If you are weighing Cherry Creek against other Denver neighborhoods, the best approach is usually a clear side-by-side conversation about daily patterns, housing options, and how each area supports the way you actually live. If you want that kind of thoughtful guidance, Nick Bruce can help you evaluate Cherry Creek with a calm, strategic lens.
FAQs
Is Cherry Creek in Denver actually walkable for daily life?
- Yes. Walk Score rates Cherry Creek at 81, and the neighborhood offers a strong mix of restaurants, coffee shops, fitness studios, grocery access, and retail that supports many daily errands on foot.
Is Cherry Creek a car-free neighborhood in Denver?
- Not fully. Cherry Creek is better described as walk-first or car-light rather than car-free, since many residents will still use a car, rideshare, bike, or occasional transit depending on their routine.
What is the difference between Cherry Creek and Cherry Creek North?
- Cherry Creek refers to the broader neighborhood, while Cherry Creek North is the 16-block business district core from 1st to 3rd Avenue and University Boulevard to Steele Street.
Does Cherry Creek Denver have trail access?

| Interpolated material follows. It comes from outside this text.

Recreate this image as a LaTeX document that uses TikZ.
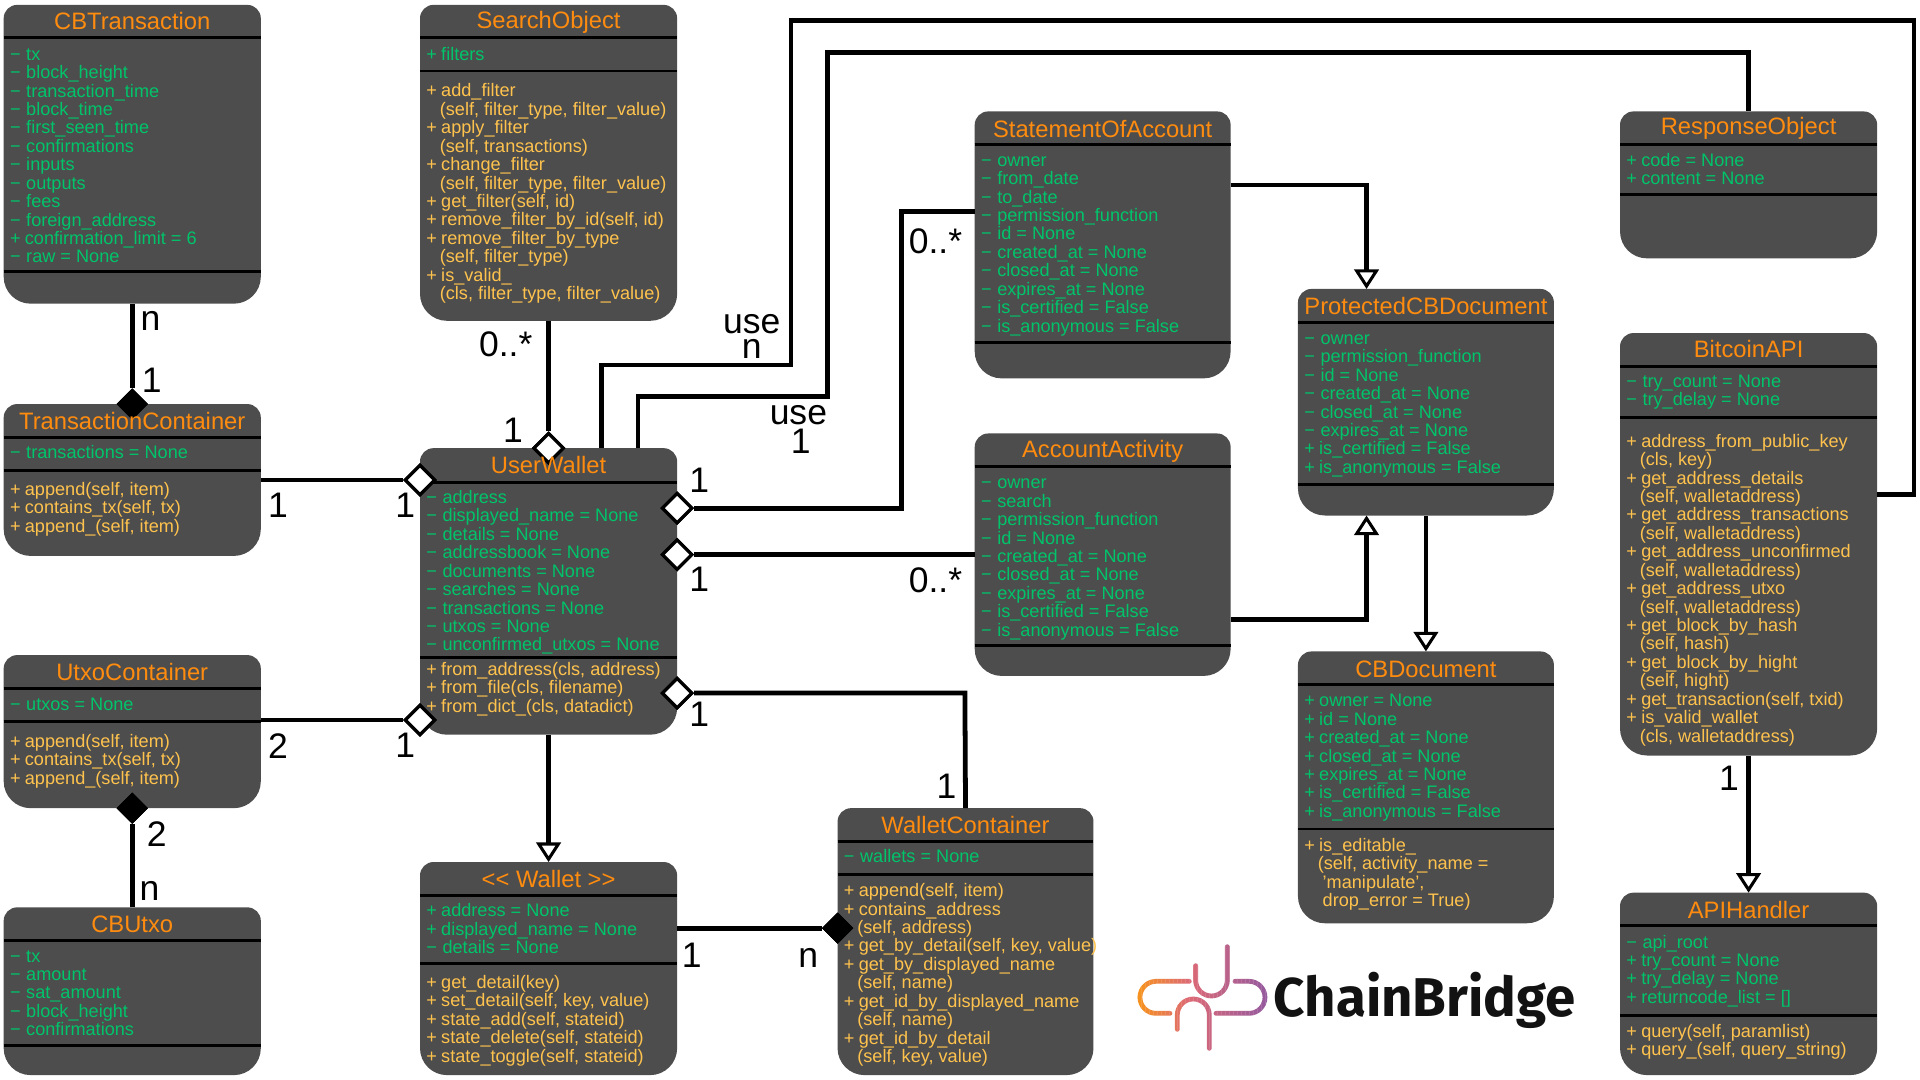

- Yes. The neighborhood connects to the Cherry Creek Trail, a major regional corridor that supports walking, running, biking, and leashed dogs.
How does Cherry Creek compare with LoDo or Highlands?
- Cherry Creek is very walkable, but less transit-centric than downtown and more luxury-forward than Highlands, with a stronger concentration of upscale retail, wellness, and gallery spaces.
What kind of lifestyle does Cherry Creek fit best?
- Cherry Creek tends to fit buyers who want polished, walkable living with strong dining, fitness, shopping, and outdoor access in a neighborhood that feels refined and easy to navigate.